The Reserve Bank of New Zealand (RBNZ) toed the line on monetary policy Wednesday, opting to keep interest rates at record low in support of faster inflation and economic growth.
In its meeting Thursday, the central bank voted to keep its official cash rate at 1.75%, unchanged since November. The decision was widely expected by economists, who foresee only gradual rate hikes beginning next year.
New Zealand’s economy expanded at a slightly weaker than expected 0.5% in the first quarter, government data showed last week. That translated into a year-over-year expansion of 2.5%. The increase was fueled by agriculture, retail trade, manufacturing and household consumption.

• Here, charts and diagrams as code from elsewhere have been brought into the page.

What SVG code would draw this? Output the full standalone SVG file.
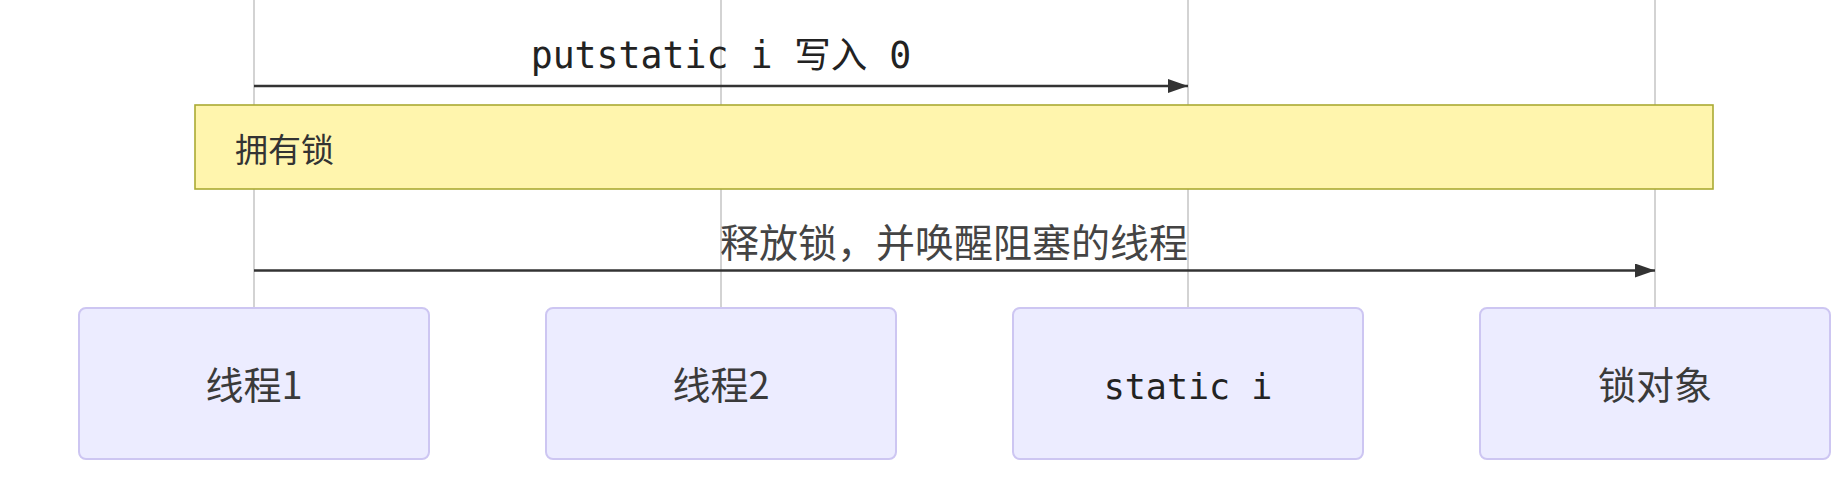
<svg xmlns="http://www.w3.org/2000/svg" width="1840" height="478" viewBox="0 0 1840 478">
  <style>
    .lifeline { stroke: #c8c8c8; stroke-width: 1.6; fill: none; }
    .actor { fill: #ECECFF; stroke: #cdc6f2; stroke-width: 2; }
    .actor-text { font-family: "Noto Sans CJK SC", "Noto Sans", sans-serif; font-size: 38px; fill: #3a3a3a; text-anchor: middle; }
    .actor-mono { font-family: "DejaVu Sans Mono", "Noto Sans CJK SC", monospace; font-size: 35px; fill: #222; text-anchor: middle; }
    .msg { stroke: #333; stroke-width: 2.6; fill: none; }
    .msg-mono { font-family: "DejaVu Sans Mono", "Noto Sans CJK SC", monospace; font-size: 36.5px; fill: #222; text-anchor: middle; }
    .msg-text { font-family: "Noto Sans CJK SC", "Noto Sans", sans-serif; font-size: 39px; fill: #444; text-anchor: middle; }
    .note { fill: #fff5ad; stroke: #aaaa33; stroke-width: 1.6; }
    .note-text { font-family: "Noto Sans CJK SC", "Noto Sans", sans-serif; font-size: 33px; fill: #333; }
  </style>
  <defs>
    <marker id="arrow" markerUnits="userSpaceOnUse" markerWidth="22" markerHeight="16" refX="20" refY="7" orient="auto">
      <path d="M0,0 L20,7 L0,14 z" fill="#333"/>
    </marker>
  </defs>
  <rect width="1840" height="478" fill="#ffffff"/>

  <g id="lifelines">
    <line class="lifeline" x1="254" y1="0" x2="254" y2="308"/>
    <line class="lifeline" x1="721" y1="0" x2="721" y2="308"/>
    <line class="lifeline" x1="1188" y1="0" x2="1188" y2="308"/>
    <line class="lifeline" x1="1655" y1="0" x2="1655" y2="308"/>
  </g>

  <g id="connectors">
    <line class="msg" x1="254" y1="86" x2="1188" y2="86" marker-end="url(#arrow)"/>
    <text class="msg-mono" x="721" y="68">putstatic i 写入 0</text>
    <line class="msg" x1="254" y1="270.5" x2="1655" y2="270.5" marker-end="url(#arrow)"/>
    <text class="msg-text" x="954" y="257">释放锁，并唤醒阻塞的线程</text>
  </g>

  <g id="note-lock">
    <rect class="note" x="195" y="105" width="1518" height="84"/>
    <text class="note-text" x="235" y="162">拥有锁</text>
  </g>

  <g id="actor-thread1">
    <rect class="actor" x="79" y="308" width="350" height="151" rx="7"/>
    <text class="actor-text" x="254" y="399">线程1</text>
  </g>
  <g id="actor-thread2">
    <rect class="actor" x="546" y="308" width="350" height="151" rx="7"/>
    <text class="actor-text" x="721" y="399">线程2</text>
  </g>
  <g id="actor-static-i">
    <rect class="actor" x="1013" y="308" width="350" height="151" rx="7"/>
    <text class="actor-mono" x="1188" y="399">static i</text>
  </g>
  <g id="actor-lock">
    <rect class="actor" x="1480" y="308" width="350" height="151" rx="7"/>
    <text class="actor-text" x="1655" y="399">锁对象</text>
  </g>
</svg>
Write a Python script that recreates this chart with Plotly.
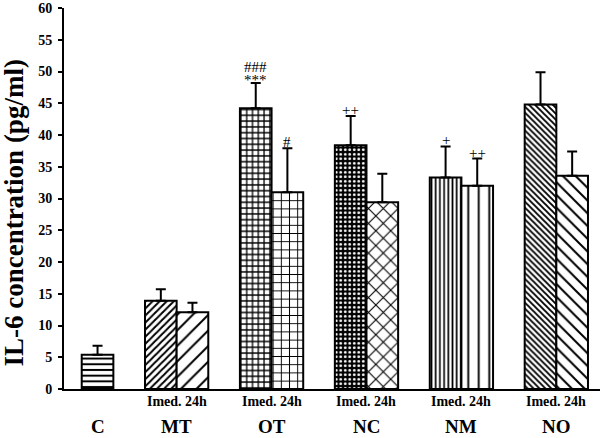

There’s reason to believe that consumption will continue higher in the second quarter, based on the latest Westpac consumer survey. The bank’s consumer confidence index rose to 113.4 in the second quarter – the highest in over two years.
Manufacturing is also on the way up, according to the most recent PMI report from Business NZ. The group’s performance of manufacturing index (PMI) came in at 58.5 in May, the highest in 31 months. PMI above 50 signals expansion in economic activity, whereas a reading below that level points to contraction.
Next week, Wellington will release its latest batch of trade figures for the month of May.
The RBNZ will also keep a close eye on inflation, which ran hotter in the first quarter. The consumer price index (CPI) climbed to 2.2% in January-March, much higher than the Reserve Bank’s forecast of 1.5%.